The number of students resitting the English language GCSE has risen by almost a third in the first year of the reformed exams, despite an overall drop in the number of pupils retaking exams.
Statistics released by Ofqual show there was an overall drop of 19 per cent in GCSE entries for the November resits, from 84,450 to 67,985.
However, there was still a sharp rise in the number of entries for the English language exam, with resits increasing by 29 per cent from 25,610 in 2016 to 32,970 this year.
Resits for maths fell by 41 per cent, from 58,840 to 34,790. Just 13 per cent of the entries were for the higher paper, and the remaining 87 per cent took the foundation paper.
This year marked the first year the reformed GCSEs were available in English language, English literature and maths, graded on a scale of 9 to 1 instead of A* to G. The November entries were the first opportunity for students who received their results this summer to retake the English language and maths exams.
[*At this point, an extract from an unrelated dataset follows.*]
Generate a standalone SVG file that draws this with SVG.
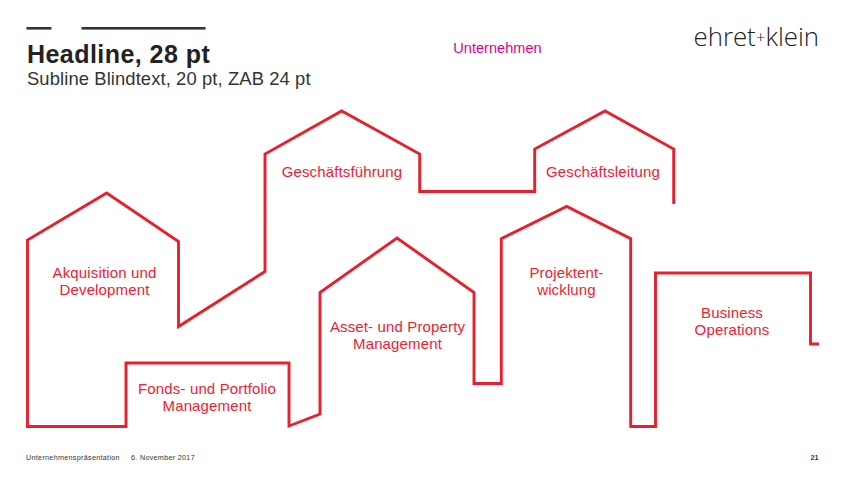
<svg xmlns="http://www.w3.org/2000/svg" width="850" height="478" viewBox="0 0 850 478">
<style>
text{font-family:"Liberation Sans",Arial,sans-serif}
.l{font-size:15px;fill:#ee2233;text-anchor:middle;letter-spacing:.14px}
.f{font-size:7.2px;fill:#333;letter-spacing:.3px}
.c{fill:none;stroke:#e8202e;stroke-width:2.9;stroke-linejoin:miter}
</style>
<rect width="850" height="478" fill="#fff"/>
<g id="header">
<rect x="26.500" y="27" width="25" height="2.600" fill="#333"/>
<rect x="81.500" y="27" width="124" height="2.600" fill="#333"/>
<text x="27" y="63" font-size="25" font-weight="700" fill="#222" letter-spacing=".45">Headline, 28 pt</text>
<text x="27" y="85" font-size="18.400" fill="#333" letter-spacing=".1">Subline Blindtext, 20 pt, ZAB 24 pt</text>
<text x="497.500" y="52.500" font-size="14.600" fill="#e6007e" text-anchor="middle">Unternehmen</text>
<text id="logo" x="693.500" y="46" font-size="25.800" fill="#222" style="font-family:'Open Sans',sans-serif;font-weight:300">ehret<tspan font-size="17" dy="-3">+</tspan><tspan dy="3">klein</tspan></text>
</g>
<g id="connectors">
<path class="c" d="M819 344H810.500V273H655.500V426.500H630.700V238.700L566.700 206.400L501.300 238.700V383.500H474V292.500L397 238L320 292.500V414L289 426V363H126V426.500H27.500V240L106.700 193L178.500 241.500V326.500L265 271.500V154L341.700 111L419.700 154V191.500H534.700V149L605 111L673.700 149V204"/>
</g>
<g id="geschaeftsfuehrung"><text class="l" x="342" y="176.500">Geschäftsführung</text></g>
<g id="geschaeftsleitung"><text class="l" x="603" y="176.500">Geschäftsleitung</text></g>
<g id="akquisition"><text class="l" x="104.500" y="277.500">Akquisition und</text><text class="l" x="104.500" y="295">Development</text></g>
<g id="fonds"><text class="l" x="207" y="393.500">Fonds- und Portfolio</text><text class="l" x="207" y="411">Management</text></g>
<g id="asset"><text class="l" x="397.500" y="331.500">Asset- und Property</text><text class="l" x="397.500" y="349">Management</text></g>
<g id="projektentwicklung"><text class="l" x="566.500" y="277.500">Projektent-</text><text class="l" x="566.500" y="295">wicklung</text></g>
<g id="business"><text class="l" x="732" y="317.500">Business</text><text class="l" x="732" y="335">Operations</text></g>
<g id="footer">
<text class="f" x="26" y="460">Unternehmenspräsentation</text>
<text class="f" x="131" y="460">6. November 2017</text>
<text x="810.500" y="460" font-size="7.200" font-weight="700" fill="#333">21</text>
</g>
</svg>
Since August 2015, full-time students who did not achieve a grade C (or a grade 4 from 2017) or above in English and maths GCSE must keep studying the subjects in order to receive funding for post 16 study.
In November 2016, the penultimate opportunity to resit the legacy specifications, overall entry for GCSEs increased by 24 per cent. The only resits available this year in English and maths are for the reformed 9-1 specifications, and entry levels have fallen back in line to the numbers seen in 2015.
GCSE results this summer showed 53 per cent of grades in English language, English literature and maths were a grade 5 or higher, with 71 per cent hitting a grade 4 or above.
Of the three reformed subjects, grades in English language were the lowest with 53.3 per cent achieving a grade 5 or above and 69.9 per cent getting a grade 4 or above. However, the grade 4 result was still a rise on last year’s results, when 60 per cent achieved a grade C or above.
In maths, 49.7 per cent of pupils got a grade 5 or above and 70.7 per cent received a grade 4 or above. This was also a rise on 2016, when 62 per cent of pupils received a grade C or above.